In Star Wars, the Skywalker family are introduced as "moisture farmers." On their desert planet, they somehow pull water out of the sky using towering metal structures, which sounds more sci-fi than placing buckets under in-window air conditioners.
Researchers at UT Austin have developed a material that can actually produce water out of thin air, and it doesn't involve any metal towers or drippy A/C units. Instead they've concocted a simple, low-cost gel—apparently something even you or I could make in our kitchen—with astonishing properties. When placed in an area with 30% relative humidity, 1kg of the stuff can produce 13 liters (3.4 gallons) of water a day. (For reference's sake, Arizona and Nevada have average relative humidities around 38%.) Even when placed in a bone-dry climate of just 15% humidity, the gel can still generate 6 liters (1.6 gallons) daily.
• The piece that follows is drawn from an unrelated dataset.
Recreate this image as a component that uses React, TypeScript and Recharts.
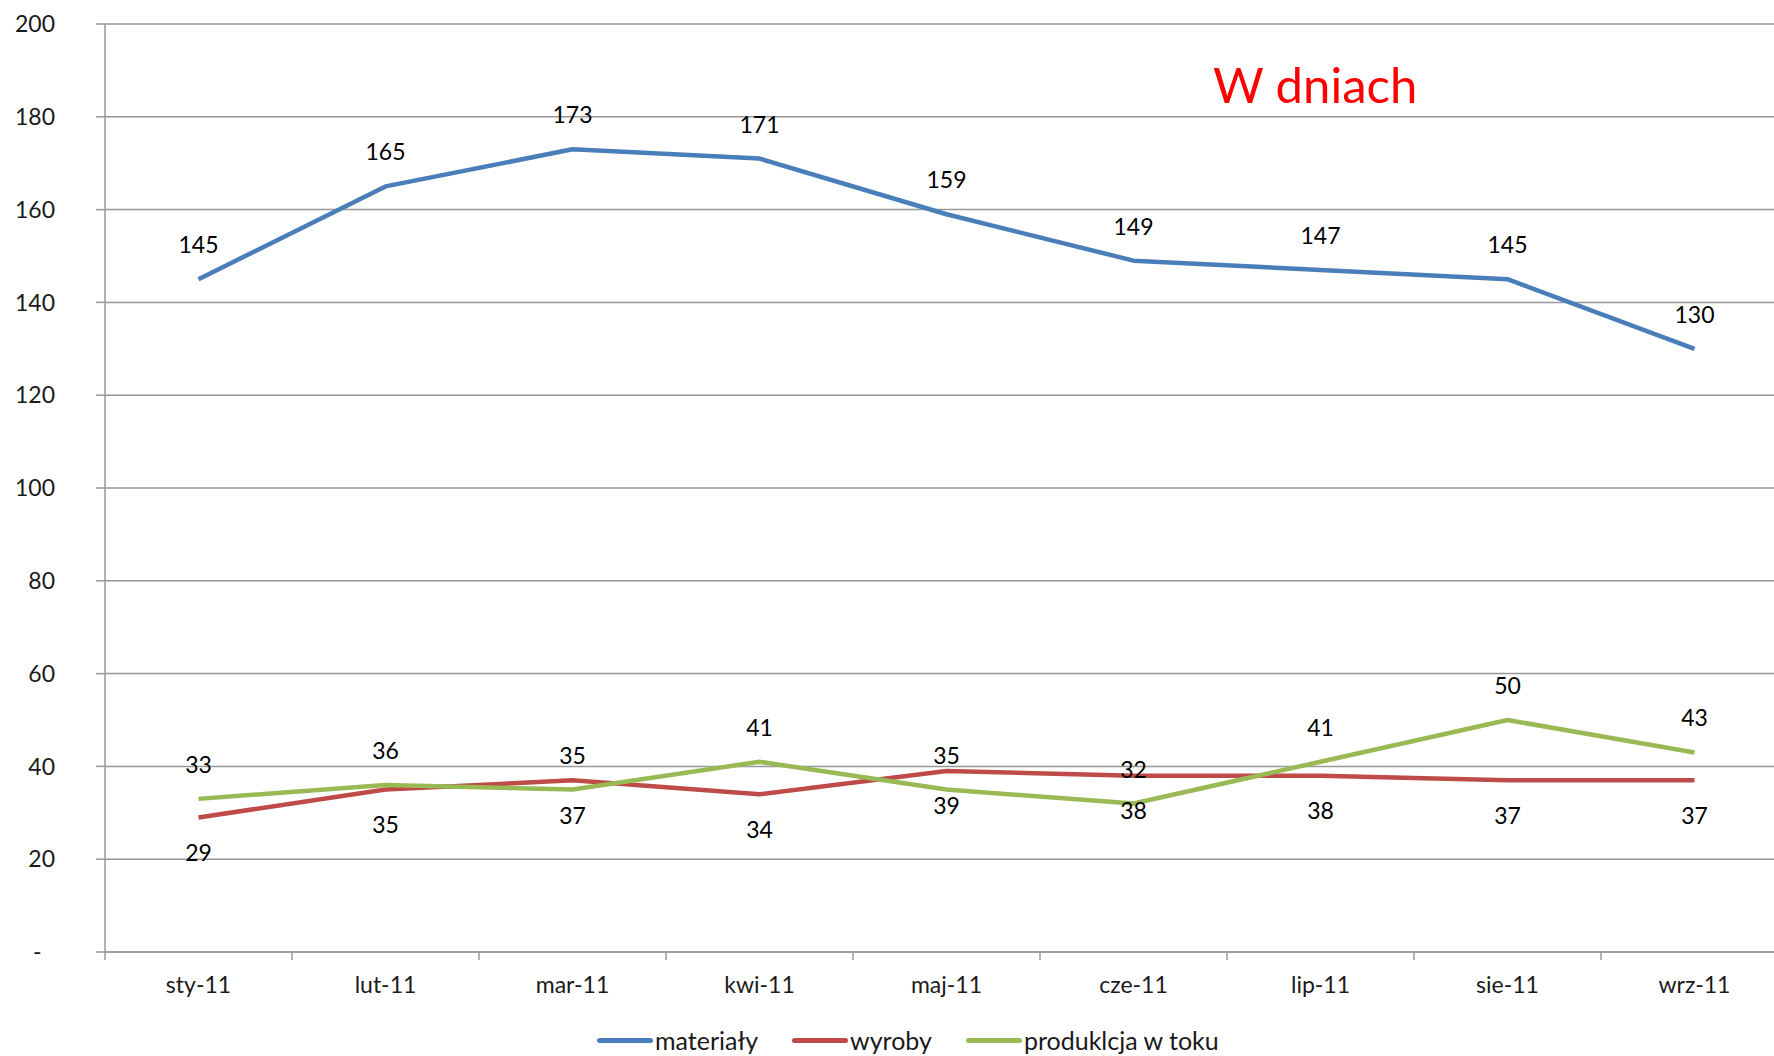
import React from "react"
import { LineChart, Line, XAxis, YAxis, CartesianGrid, LabelList } from "recharts"

const months = ["sty-11", "lut-11", "mar-11", "kwi-11", "maj-11", "cze-11", "lip-11", "sie-11", "wrz-11"]
const materialy = [145, 165, 173, 171, 159, 149, 147, 145, 130]
const wyroby = [29, 35, 37, 34, 39, 38, 38, 37, 37]
const produkcja = [33, 36, 35, 41, 35, 32, 41, 50, 43]
const yTicks = [0, 20, 40, 60, 80, 100, 120, 140, 160, 180, 200]

const series = [
  { key: "materialy", name: "materiały", color: "#4a7ebb", labelPos: "top" as const, labelOffset: 26 },
  { key: "wyroby", name: "wyroby", color: "#be4b48", labelPos: "bottom" as const, labelOffset: 27 },
  { key: "produkcja", name: "produklcja w toku", color: "#98b954", labelPos: "top" as const, labelOffset: 26 },
]

const data = months.map((month, i) => ({
  month,
  materialy: materialy[i],
  wyroby: wyroby[i],
  produkcja: produkcja[i],
}))

const GRID = "#989898"
const FS = 23

// month label plus a small tick mark on the left edge of each category band
function MonthTick(props: any) {
  const { x, y, payload } = props
  const half = payload?.offset ?? 0
  return (
    <g>
      <line x1={x - half} x2={x - half} y1={y} y2={y + 8} stroke={GRID} strokeWidth={1.5} />
      <text x={x} y={y + 41} textAnchor="middle" fill="#1a1a1a" fontSize={FS}>
        {payload.value}
      </text>
    </g>
  )
}

export default function App() {
  return (
    <div
      style={{
        position: "absolute",
        left: 0,
        top: 0,
        width: 1774,
        height: 1056,
        overflow: "hidden",
        background: "#fff",
        fontFamily: "Lato, sans-serif",
      }}
    >
      <LineChart width={1800} height={1056} data={data} margin={{ top: 24, right: 12, bottom: 0, left: 0 }}>
        <CartesianGrid vertical={false} stroke={GRID} strokeWidth={1.5} />
        <XAxis
          dataKey="month"
          scale="band"
          height={104}
          tickLine={false}
          tickSize={0}
          tickMargin={0}
          axisLine={{ stroke: GRID, strokeWidth: 1.5 }}
          tick={<MonthTick />}
          interval={0}
        />
        <YAxis
          width={105}
          domain={[0, 200]}
          ticks={yTicks}
          tickFormatter={(v: number) => (v === 0 ? "-\u2007" : String(v))}
          tickSize={9}
          tickMargin={41}
          axisLine={{ stroke: GRID, strokeWidth: 1.5 }}
          tickLine={{ stroke: GRID, strokeWidth: 1.5 }}
          tick={{ fill: "#1a1a1a", fontSize: FS }}
        />
        {series.map((s) => (
          <Line
            key={s.key}
            dataKey={s.key}
            name={s.name}
            stroke={s.color}
            strokeWidth={4.5}
            strokeLinejoin="round"
            dot={false}
            activeDot={false}
            isAnimationActive={false}
          >
            <LabelList
              dataKey={s.key}
              position={s.labelPos}
              offset={s.labelOffset}
              fill="#000"
              fontSize={FS}
            />
          </Line>
        ))}
      </LineChart>

      <svg width={1774} height={1056} style={{ position: "absolute", left: 0, top: 0, pointerEvents: "none" }}>
        <text x={1213} y={103} fill="#ff0000" fontSize={49} fontFamily="Lato, sans-serif">
          W dniach
        </text>
      </svg>

      <div
        style={{
          position: "absolute",
          left: 597,
          top: 1025,
          height: 30,
          display: "flex",
          alignItems: "center",
          fontSize: 25,
          color: "#1a1a1a",
        }}
      >
        {series.map((s) => (
          <div key={s.key} style={{ display: "flex", alignItems: "center", marginRight: 34 }}>
            <div style={{ width: 56, height: 5, borderRadius: 2.5, background: s.color, marginRight: 2 }} />
            <span>{s.name}</span>
          </div>
        ))}
      </div>
    </div>
  )
}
"This new work is about practical solutions that people can use to get water in the hottest, driest places on Earth," said Guihua Yu, professor of materials science and mechanical engineering in the Cockrell School of Engineering's Walker Department of Mechanical Engineering. "This could allow millions of people without consistent access to drinking water to have simple, water generating devices at home that they can easily operate."
So how does it work? The gel, called SHPF (super hygroscopic polymer film) is made from just two ingredients: Konjac gum, a common food additive made from the root of the konjac plant, and cellulose, i.e. plant fiber. The konjac gum is what absorbs the water from the air. The cellulose has been somehow engineered to be thermo-responsive (details aren't provided) and is hydrophobic, so they shed the water when heated.
Making the gel is apparently cheap--$2 yields enough material to produce 1kg—and straightforward: The two ingredients are mixed and poured into a mold, where they reportedly set in two minutes. The mold is then freeze-dried, after which it's ready to use.
"This is not something you need an advanced degree to use," said Youhong "Nancy" Guo, the lead author on the paper and a former doctoral student in Yu's lab, now a postdoctoral researcher at the Massachusetts Institute of Technology. "It's straightforward enough that anyone can make it at home if they have the materials."
The research was funded by the U.S. Department of Defense's Defense Advanced Research Projects Agency (DARPA), and drinking water for soldiers in arid climates is a big part of the project. However, the researchers also envision this as something that people could someday buy at a hardware store and use in their homes because of the simplicity.
The gel can easily be cut into different shapes to suit whatever vessel or contraption it's meant to inhabit. Which brings us to the next thing needed to realize this technology: Design. The lab-built equipment used to prove the technology looks like what you'd expect from a lab:
I think a good next step would be to pair with an Industrial Design program and have the students work on forms and UI/UX.